**GOAL OF THE EXERCISE**
Return the material word for word. Do not include the pictures.

**RECORDED INFORMATION**
____________
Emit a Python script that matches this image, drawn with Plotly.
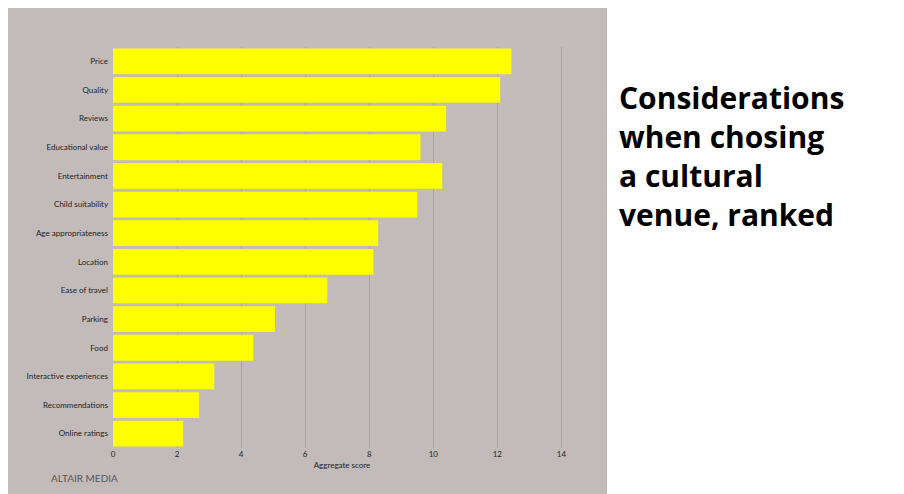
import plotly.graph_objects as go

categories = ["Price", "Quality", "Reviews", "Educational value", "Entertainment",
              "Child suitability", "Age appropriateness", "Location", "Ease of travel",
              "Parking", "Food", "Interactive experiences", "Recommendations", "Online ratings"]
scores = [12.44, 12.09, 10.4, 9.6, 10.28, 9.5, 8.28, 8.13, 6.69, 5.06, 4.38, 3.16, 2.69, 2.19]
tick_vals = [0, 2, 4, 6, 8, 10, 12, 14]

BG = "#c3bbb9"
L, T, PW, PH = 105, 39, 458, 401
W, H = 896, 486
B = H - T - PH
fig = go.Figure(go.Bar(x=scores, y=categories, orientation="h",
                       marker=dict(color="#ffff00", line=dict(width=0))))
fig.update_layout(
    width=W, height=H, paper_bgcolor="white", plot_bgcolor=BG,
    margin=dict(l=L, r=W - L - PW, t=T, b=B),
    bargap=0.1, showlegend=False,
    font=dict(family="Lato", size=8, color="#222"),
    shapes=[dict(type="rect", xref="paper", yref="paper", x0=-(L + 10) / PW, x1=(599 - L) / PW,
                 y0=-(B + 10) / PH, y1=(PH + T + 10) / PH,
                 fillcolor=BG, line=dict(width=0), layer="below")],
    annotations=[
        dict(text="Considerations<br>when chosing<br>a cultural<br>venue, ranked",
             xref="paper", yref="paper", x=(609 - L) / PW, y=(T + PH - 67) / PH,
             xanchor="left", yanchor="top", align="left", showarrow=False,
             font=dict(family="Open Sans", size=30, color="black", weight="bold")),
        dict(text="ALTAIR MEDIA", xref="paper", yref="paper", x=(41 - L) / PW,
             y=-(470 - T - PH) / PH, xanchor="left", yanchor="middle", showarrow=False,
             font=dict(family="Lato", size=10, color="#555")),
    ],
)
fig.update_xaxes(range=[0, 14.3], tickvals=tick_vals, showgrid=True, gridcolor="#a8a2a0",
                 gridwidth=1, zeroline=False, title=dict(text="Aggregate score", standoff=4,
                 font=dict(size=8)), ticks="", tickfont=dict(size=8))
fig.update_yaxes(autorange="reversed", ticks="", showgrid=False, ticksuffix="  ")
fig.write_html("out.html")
____________
**RESULT FOR THIS TASK**
Emit a Python script that matches this image, drawn with Plotly.
import plotly.graph_objects as go

categories = ["Price", "Quality", "Reviews", "Educational value", "Entertainment",
              "Child suitability", "Age appropriateness", "Location", "Ease of travel",
              "Parking", "Food", "Interactive experiences", "Recommendations", "Online ratings"]
scores = [12.44, 12.09, 10.4, 9.6, 10.28, 9.5, 8.28, 8.13, 6.69, 5.06, 4.38, 3.16, 2.69, 2.19]
tick_vals = [0, 2, 4, 6, 8, 10, 12, 14]

BG = "#c3bbb9"
L, T, PW, PH = 105, 39, 458, 401
W, H = 896, 486
B = H - T - PH
fig = go.Figure(go.Bar(x=scores, y=categories, orientation="h",
                       marker=dict(color="#ffff00", line=dict(width=0))))
fig.update_layout(
    width=W, height=H, paper_bgcolor="white", plot_bgcolor=BG,
    margin=dict(l=L, r=W - L - PW, t=T, b=B),
    bargap=0.1, showlegend=False,
    font=dict(family="Lato", size=8, color="#222"),
    shapes=[dict(type="rect", xref="paper", yref="paper", x0=-(L + 10) / PW, x1=(599 - L) / PW,
                 y0=-(B + 10) / PH, y1=(PH + T + 10) / PH,
                 fillcolor=BG, line=dict(width=0), layer="below")],
    annotations=[
        dict(text="Considerations<br>when chosing<br>a cultural<br>venue, ranked",
             xref="paper", yref="paper", x=(609 - L) / PW, y=(T + PH - 67) / PH,
             xanchor="left", yanchor="top", align="left", showarrow=False,
             font=dict(family="Open Sans", size=30, color="black", weight="bold")),
        dict(text="ALTAIR MEDIA", xref="paper", yref="paper", x=(41 - L) / PW,
             y=-(470 - T - PH) / PH, xanchor="left", yanchor="middle", showarrow=False,
             font=dict(family="Lato", size=10, color="#555")),
    ],
)
fig.update_xaxes(range=[0, 14.3], tickvals=tick_vals, showgrid=True, gridcolor="#a8a2a0",
                 gridwidth=1, zeroline=False, title=dict(text="Aggregate score", standoff=4,
                 font=dict(size=8)), ticks="", tickfont=dict(size=8))
fig.update_yaxes(autorange="reversed", ticks="", showgrid=False, ticksuffix="  ")
fig.write_html("out.html")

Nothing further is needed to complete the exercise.